# [Written instruction]
Extract every entry word for word. Skip the pictures.

# [Recorded data]
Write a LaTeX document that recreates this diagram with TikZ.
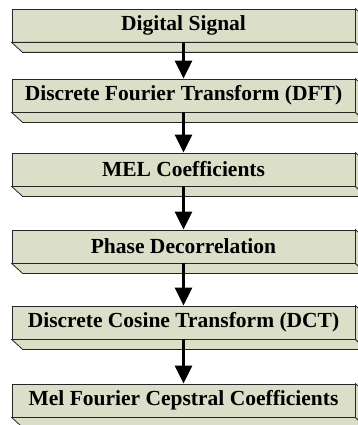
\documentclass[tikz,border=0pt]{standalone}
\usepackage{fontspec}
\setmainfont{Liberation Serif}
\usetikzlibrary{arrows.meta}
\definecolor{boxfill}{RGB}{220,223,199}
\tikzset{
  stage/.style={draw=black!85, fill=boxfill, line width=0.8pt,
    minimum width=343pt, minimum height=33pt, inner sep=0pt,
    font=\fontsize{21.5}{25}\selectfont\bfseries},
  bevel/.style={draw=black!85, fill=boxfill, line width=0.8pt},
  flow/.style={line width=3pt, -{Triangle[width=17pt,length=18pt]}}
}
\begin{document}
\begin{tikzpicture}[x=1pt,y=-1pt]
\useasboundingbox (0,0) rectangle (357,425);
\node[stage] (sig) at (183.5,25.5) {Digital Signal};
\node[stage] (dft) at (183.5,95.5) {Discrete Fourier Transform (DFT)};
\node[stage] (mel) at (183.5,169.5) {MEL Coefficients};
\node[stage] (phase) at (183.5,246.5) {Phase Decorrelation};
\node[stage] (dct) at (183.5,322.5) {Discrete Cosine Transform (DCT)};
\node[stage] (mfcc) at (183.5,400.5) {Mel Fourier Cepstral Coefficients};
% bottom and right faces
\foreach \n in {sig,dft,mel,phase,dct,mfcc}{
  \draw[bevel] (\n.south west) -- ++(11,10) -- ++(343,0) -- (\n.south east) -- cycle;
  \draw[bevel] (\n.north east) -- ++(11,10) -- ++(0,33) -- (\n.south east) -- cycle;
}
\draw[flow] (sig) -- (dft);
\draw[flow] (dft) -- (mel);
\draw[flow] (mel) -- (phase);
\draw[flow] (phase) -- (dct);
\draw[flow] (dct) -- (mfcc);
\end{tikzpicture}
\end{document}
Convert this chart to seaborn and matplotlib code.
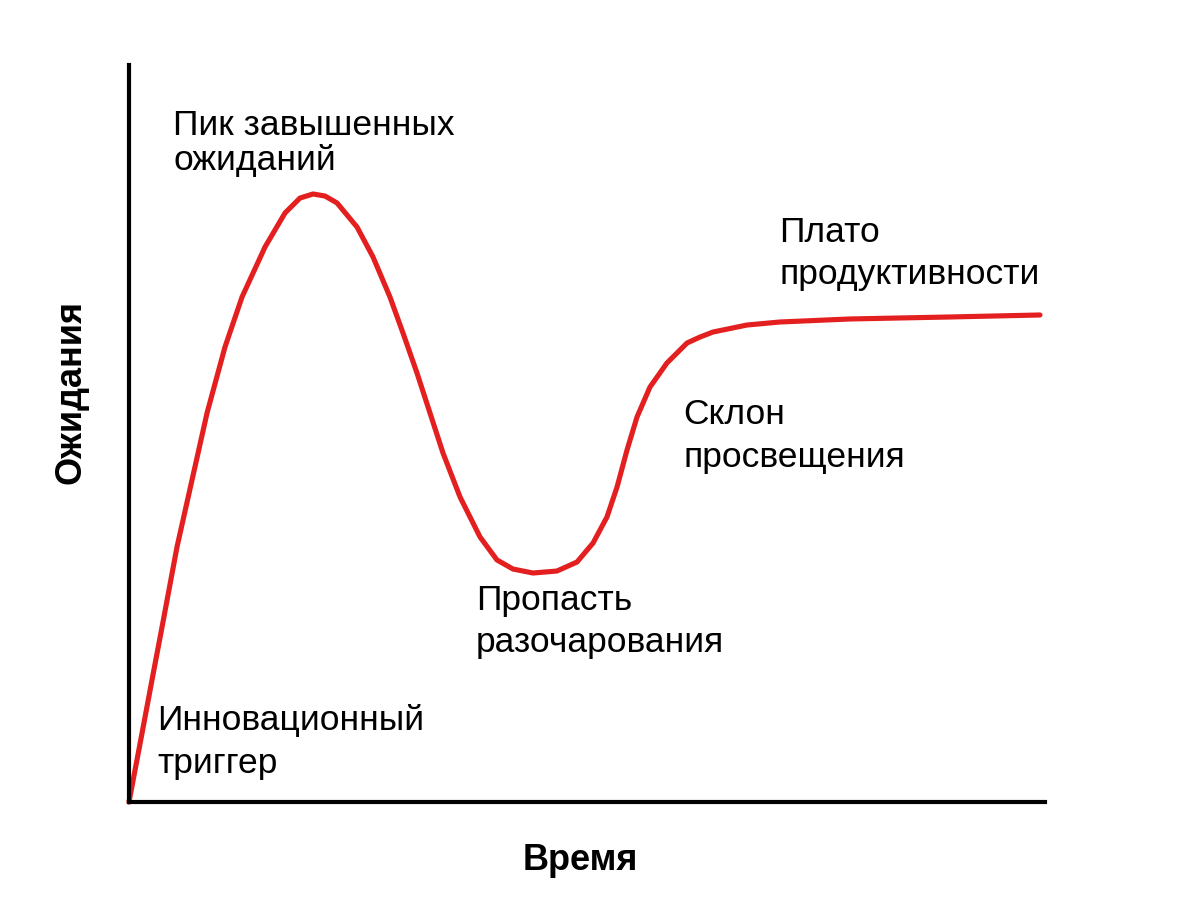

# [Output for this exercise]
Write a LaTeX document that recreates this diagram with TikZ.
\documentclass[tikz,border=0pt]{standalone}
\usepackage{fontspec}
\setmainfont{Liberation Serif}
\usetikzlibrary{arrows.meta}
\definecolor{boxfill}{RGB}{220,223,199}
\tikzset{
  stage/.style={draw=black!85, fill=boxfill, line width=0.8pt,
    minimum width=343pt, minimum height=33pt, inner sep=0pt,
    font=\fontsize{21.5}{25}\selectfont\bfseries},
  bevel/.style={draw=black!85, fill=boxfill, line width=0.8pt},
  flow/.style={line width=3pt, -{Triangle[width=17pt,length=18pt]}}
}
\begin{document}
\begin{tikzpicture}[x=1pt,y=-1pt]
\useasboundingbox (0,0) rectangle (357,425);
\node[stage] (sig) at (183.5,25.5) {Digital Signal};
\node[stage] (dft) at (183.5,95.5) {Discrete Fourier Transform (DFT)};
\node[stage] (mel) at (183.5,169.5) {MEL Coefficients};
\node[stage] (phase) at (183.5,246.5) {Phase Decorrelation};
\node[stage] (dct) at (183.5,322.5) {Discrete Cosine Transform (DCT)};
\node[stage] (mfcc) at (183.5,400.5) {Mel Fourier Cepstral Coefficients};
% bottom and right faces
\foreach \n in {sig,dft,mel,phase,dct,mfcc}{
  \draw[bevel] (\n.south west) -- ++(11,10) -- ++(343,0) -- (\n.south east) -- cycle;
  \draw[bevel] (\n.north east) -- ++(11,10) -- ++(0,33) -- (\n.south east) -- cycle;
}
\draw[flow] (sig) -- (dft);
\draw[flow] (dft) -- (mel);
\draw[flow] (mel) -- (phase);
\draw[flow] (phase) -- (dct);
\draw[flow] (dct) -- (mfcc);
\end{tikzpicture}
\end{document}
Convert this chart to seaborn and matplotlib code.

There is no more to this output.